I LEFT MY BOYFRIEND BECAUSE HE WAS TOO SPIRITUAL, NOW I WANT HIM BACK

I met this man in a new area I had just moved in. He and I met at a popular waakye joint in the area and he casually started a conversation with me. He told me he had stayed in that area all his life and he knew everyone there. So he just knew I was new. I told him I had just moved there recently. Apparently, Waakye was his favourite food as was mine. We met there often and we became friends through that. I realized that he was really known in the area and most people called him ‘oso’ or pastor. He even started inviting me to church and I joined him sometimes. At a point, it was obvious that he was interested in me. I don’t know what I felt for him at that time, but I knew he was a good guy and so I accepted him.

 

But the guy was too spiritual for me. He will call me at dawn to go the the park and pray, then ask me to join him in Bible studies. On Saturdays, he will go for evangelism and persuade me to join him. This was his life. He was a teacher for the Sunday school part of his church and I felt like I didn’t fit in his life. I tried hard for the relationship to work. But I am not the chrife type and I didn’t feel like I was myself. It felt more like I was playing a part that wasn’t me. So after a year, I broke up with him. He begged me several times to try to make the relationship work, but I had made up my mind. After some time, I met another guy and I was cool with him. Hmmm this guy was my type and he was the direct opposite of the Chrife one. Unfortunately he is also the violent type. He will beat me after every misunderstanding. But he will later apologize to me and buy me things to make me feel better. I hoped that he will change. So I stayed with him for close to three years. He wasn’t beating me everyday. But it happened once a while and I saw that he was making an effort to change so I stayed. But I finally had to leave him when he slapped me so hard that my left ear got blocked. I couldn’t hear in that ear and I had to take it to a hospital before I could hear. He begged me many times even to the point of crying that it will never happen again. All this while, I had left the area my ex (the Chrife guy) was in because I didn’t want to run into him.

 

After I broke up with the abusive guy, I went looking for the first guy because I realised he was the best I have had.

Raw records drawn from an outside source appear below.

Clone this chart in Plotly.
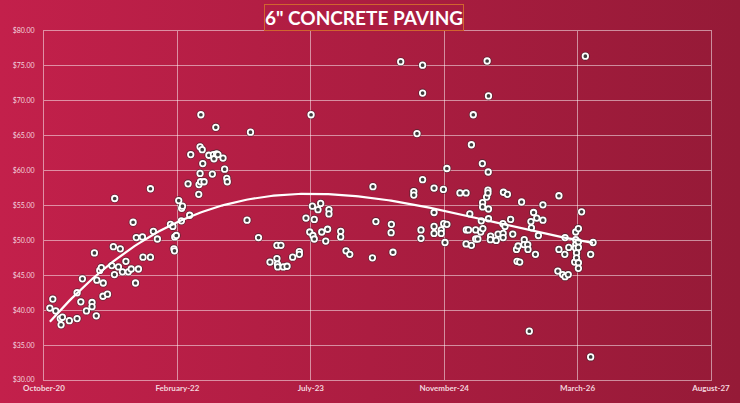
import base64
import numpy as np
import plotly.graph_objects as go

# x = days since start of axis (October-20); y = price in $
days = [22, 33, 44, 61, 64, 69, 95, 124, 124, 138, 144, 159, 180, 180, 189, 196, 198, 209, 215, 221,
        222, 238, 254, 260, 264, 265, 279, 286, 294, 307, 316, 327, 334, 343, 346, 354, 369, 371, 399, 399,
        410, 425, 474, 483, 487, 489, 490, 496, 505, 515, 516, 519, 540, 546, 550, 580, 581, 585, 585, 587,
        588, 593, 595, 600, 618, 631, 635, 637, 644, 647, 652, 671, 677, 685, 687, 761, 774, 804, 847, 873,
        873, 875, 876, 888, 897, 911, 932, 957, 957, 982, 996, 1001, 1006, 1008, 1013, 1013, 1027, 1037, 1041, 1056,
        1063, 1068, 1068, 1112, 1112, 1132, 1146, 1231, 1233, 1244, 1301, 1302, 1308, 1337, 1386, 1386, 1398, 1413, 1413, 1419,
        1419, 1419, 1462, 1462, 1462, 1462, 1489, 1489, 1497, 1498, 1503, 1510, 1510, 1559, 1582, 1583, 1582, 1591, 1596, 1602,
        1602, 1609, 1618, 1618, 1626, 1639, 1637, 1643, 1644, 1644, 1645, 1659, 1661, 1664, 1664, 1665, 1666, 1666, 1666, 1674,
        1673, 1695, 1702, 1720, 1722, 1721, 1721, 1728, 1737, 1749, 1757, 1771, 1773, 1777, 1783, 1790, 1800, 1799, 1813, 1814,
        1819, 1825, 1827, 1835, 1842, 1847, 1853, 1870, 1870, 1926, 1930, 1930, 1944, 1952, 1953, 1953, 1965, 1967, 1989, 1993,
        1993, 1993, 1992, 1996, 1996, 2003, 2003, 2003, 2003, 2003, 2015, 2029, 2049, 2049, 2058]
price = [40.3, 41.6, 39.9, 38.8, 37.9, 39.0, 38.5, 38.8, 42.5, 41.2, 44.5, 39.9, 41.1, 40.5, 48.2, 39.2, 44.3, 45.7, 46.1, 42.0,
         43.9, 42.3, 46.4, 49.1, 45.1, 56.0, 46.2, 48.8, 45.5, 47.0, 45.5, 45.9, 52.6, 43.9, 50.4, 45.9, 50.5, 47.6, 57.4, 47.6,
         51.3, 50.2, 52.3, 52.0, 48.8, 48.5, 50.5, 50.7, 55.7, 52.8, 54.6, 54.9, 58.1, 53.6, 62.3, 56.6, 58.0, 59.6, 63.4, 58.4,
         68.0, 63.0, 61.0, 58.4, 62.2, 59.5, 62.3, 61.7, 66.2, 62.4, 62.3, 61.8, 60.2, 58.9, 58.4, 52.9, 65.5, 50.4, 46.9, 49.3,
         47.4, 46.6, 46.2, 49.3, 46.2, 46.3, 47.6, 48.4, 48.0, 53.2, 51.2, 68.0, 54.9, 50.7, 53.0, 50.2, 54.4, 55.3, 51.2, 49.9,
         51.6, 54.4, 53.8, 51.3, 50.5, 48.5, 48.0, 47.5, 57.7, 52.7, 51.1, 52.3, 48.3, 75.6, 57.0, 56.5, 65.3, 51.5, 50.3, 75.1,
         71.1, 58.7, 57.5, 54.0, 52.0, 51.0, 51.5, 51.0, 57.3, 52.4, 49.7, 60.3, 52.3, 56.8, 56.8, 51.5, 49.5, 51.5, 53.8, 49.3,
         63.7, 68.0, 51.5, 50.2, 50.2, 52.8, 51.2, 61.0, 55.4, 54.8, 51.7, 56.2, 75.7, 57.2, 56.8, 59.8, 70.7, 54.5, 53.1, 50.6,
         50.1, 50.0, 50.9, 52.4, 56.9, 51.0, 50.4, 52.0, 56.6, 53.0, 50.9, 48.7, 47.0, 49.2, 46.9, 55.5, 50.1, 49.4, 49.4, 48.7,
         37.0, 52.7, 51.8, 54.0, 48.0, 53.2, 50.7, 55.1, 52.9, 45.6, 56.4, 48.7, 45.1, 48.0, 50.4, 44.8, 45.1, 49.0, 46.9, 51.2,
         50.1, 49.4, 48.9, 48.2, 47.5, 51.7, 49.8, 49.0, 46.8, 46.0, 54.1, 76.4, 48.0, 33.3, 49.7]

tick_days = [0, 500, 1000, 1500, 2000, 2500]
tick_labels = ["October-20", "February-22", "July-23", "November-24", "March-26", "August-27"]
y_ticks = [30, 35, 40, 45, 50, 55, 60, 65, 70, 75, 80]
y_labels = ["$%.2f" % v for v in y_ticks]
title_text = '6" CONCRETE PAVING'

# polynomial (order 3) trendline, as in the spreadsheet
coef = np.polyfit(np.array(days, float), np.array(price, float), 3)
tx = np.linspace(min(days), max(days), 200)
ty = np.polyval(coef, tx)

W, H = 740, 403
ml, mr, mt, mb = 44, 29, 31, 23
pw, ph = W - ml - mr, H - mt - mb

svg = ("<svg xmlns='http://www.w3.org/2000/svg' width='740' height='403' preserveAspectRatio='none'>"
       "<defs><linearGradient id='g' x1='0' y1='0' x2='1' y2='0'>"
       "<stop offset='0' stop-color='#C3204B'/><stop offset='1' stop-color='#951A37'/>"
       "</linearGradient></defs><rect width='740' height='403' fill='url(#g)'/></svg>")
bg_src = "data:image/svg+xml;base64," + base64.b64encode(svg.encode()).decode()

fig = go.Figure()
fig.add_trace(go.Scatter(x=days, y=price, mode="markers", hoverinfo="skip",
                         marker=dict(size=9, color="rgba(40,40,40,0.55)", line=dict(width=0)),
                         showlegend=False))
fig.add_trace(go.Scatter(x=days, y=price, mode="markers",
                         marker=dict(size=5.5, color="#3d3d3d", line=dict(width=1.8, color="white")),
                         showlegend=False))
fig.add_trace(go.Scatter(x=tx, y=ty, mode="lines", line=dict(color="white", width=2.2),
                         hoverinfo="skip", showlegend=False))

grid = "rgba(255,255,255,0.5)"
fig.update_layout(
    width=W, height=H,
    margin=dict(l=ml, r=mr, t=mt, b=mb, pad=0, autoexpand=False),
    paper_bgcolor="#AD1C42",
    plot_bgcolor="rgba(0,0,0,0)",
    images=[dict(source=bg_src, xref="paper", yref="paper",
                 x=-ml / pw, y=1 + mt / ph, sizex=W / pw, sizey=H / ph,
                 xanchor="left", yanchor="top", sizing="stretch", layer="below")],
    xaxis=dict(range=[0, 2500], tickmode="array", tickvals=tick_days, ticktext=tick_labels,
               showgrid=True, gridcolor=grid, gridwidth=1, zeroline=False, automargin=False,
               showline=True, linecolor=grid, linewidth=1, mirror=True,
               ticks="", tickfont=dict(family="Lato", size=8, color="#F3D6DE", weight="bold"),
               ticklabelstandoff=0),
    yaxis=dict(range=[30, 80], tickmode="array", tickvals=y_ticks, ticktext=y_labels,
               showgrid=True, gridcolor=grid, gridwidth=1, zeroline=False, automargin=False,
               showline=True, linecolor=grid, linewidth=1, mirror=True,
               ticks="", tickfont=dict(family="Lato", size=7, color="#F3D6DE"),
               ticklabelstandoff=7),
    annotations=[dict(text="<b>" + title_text + "</b>", xref="paper", yref="paper",
                      x=(364 - ml) / pw, y=1 + (mt - 17.5) / ph, xanchor="center", yanchor="middle",
                      showarrow=False, font=dict(family="Lato", size=19, color="white"),
                      bordercolor="#D0652F", borderwidth=1, borderpad=0,
                      width=198, height=25)],
)

fig.write_html("out.html")
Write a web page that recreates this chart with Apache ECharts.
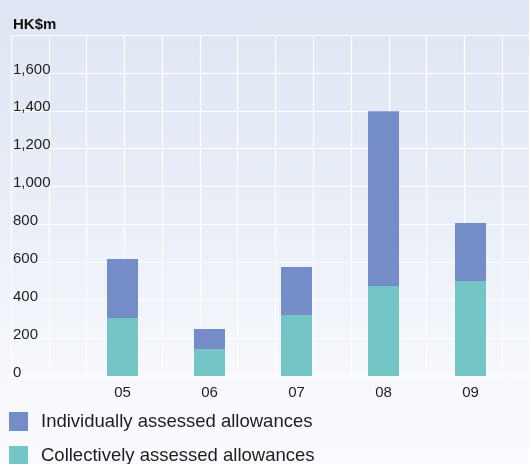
<!DOCTYPE html>
<html>
<head>
<meta charset="utf-8">
<script src="https://cdn.jsdelivr.net/npm/echarts@6/dist/echarts.min.js"></script>
<style>
  html, body { margin: 0; padding: 0; }
  #chart {
    width: 529px; height: 464px;
    background: linear-gradient(to bottom, #dfe6f3 0%, #e9eef7 45%, #f6f8fc 80%, #fafbfe 100%);
  }
</style>
</head>
<body>
<div id="chart"></div>
<script>
// Impairment allowances by year (HK$m)
const years = ['05', '06', '07', '08', '09'];
const collective = [306, 142, 322, 475, 501];
const individual = [311, 106, 253, 923, 306];
const yTicks = { min: 0, max: 1800, interval: 200 };
const seriesNames = ['Individually assessed allowances', 'Collectively assessed allowances'];

const textColor = '#1e1e1e';
const font = 'Liberation Sans, Arial, Helvetica, sans-serif';

const chart = echarts.init(document.getElementById('chart'), null, { renderer: 'canvas' });

const legendBase = {
  left: 4,
  itemWidth: 19, itemHeight: 19,
  icon: 'rect',
  textStyle: { fontSize: 18.5, color: textColor, fontFamily: font, padding: [0, 0, 0, 8] }
};

chart.setOption({
  backgroundColor: 'transparent',
  textStyle: { fontFamily: font },
  title: {
    text: 'HK$m',
    left: 8, top: 12,
    textStyle: { fontSize: 15, fontWeight: 'bold', color: '#111', fontFamily: font }
  },
  legend: [
    { ...legendBase, top: 407, data: [seriesNames[0]] },
    { ...legendBase, top: 441, data: [seriesNames[1]] }
  ],
  grid: [
    // background lattice
    { left: 11, right: 0, top: 35, bottom: 88, containLabel: false },
    // bars
    { left: 79, right: 15, top: 35, bottom: 88, containLabel: false }
  ],
  xAxis: [
    {
      gridIndex: 0, type: 'value', min: 0, max: 13.71, interval: 1,
      position: 'top',
      axisLine: { show: true, lineStyle: { color: '#ffffff', width: 2 } },
      axisTick: { show: false }, axisLabel: { show: false },
      splitLine: { show: true, lineStyle: { color: '#ffffff', width: 1.2 } }
    },
    {
      gridIndex: 1, type: 'category', data: years,
      axisLine: { show: true, lineStyle: { color: '#ffffff', width: 2 } },
      axisTick: { show: false },
      axisLabel: { color: textColor, fontSize: 15, margin: 9, fontFamily: font },
      splitLine: { show: false }
    }
  ],
  yAxis: [
    {
      gridIndex: 0, type: 'value', ...yTicks,
      axisLine: { show: false }, axisTick: { show: false },
      axisLabel: {
        inside: true, margin: 2, color: textColor, fontSize: 15,
        verticalAlign: 'bottom', lineHeight: 7,
        showMaxLabel: false,
        fontFamily: font,
        formatter: v => v.toLocaleString('en-US')
      },
      splitLine: { show: true, lineStyle: { color: '#ffffff', width: 1.2 } }
    },
    {
      gridIndex: 1, type: 'value', ...yTicks, show: false,
      splitLine: { show: false }
    }
  ],
  series: [
    {
      name: seriesNames[1], type: 'bar', stack: 'total',
      xAxisIndex: 1, yAxisIndex: 1,
      barWidth: 31,
      itemStyle: { color: '#74c6c6' },
      data: collective
    },
    {
      name: seriesNames[0], type: 'bar', stack: 'total',
      xAxisIndex: 1, yAxisIndex: 1,
      barWidth: 31,
      itemStyle: { color: '#748dc8' },
      data: individual
    }
  ]
});
</script>
</body>
</html>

He really cared deeply for me and he thought of me with every plan he made. The abusive one was not like that. I was shocked to learn that my serious ex was going to get married. Now I feel like a fool. I feel like I should go and beg him to marry me instead because it took an abusive person for me to see that I actually love him and I want to change and know about God more. But I also don’t want to destroy another woman’s happiness. I know the woman he is going to marry will be very lucky to have him as her husband. What should I do?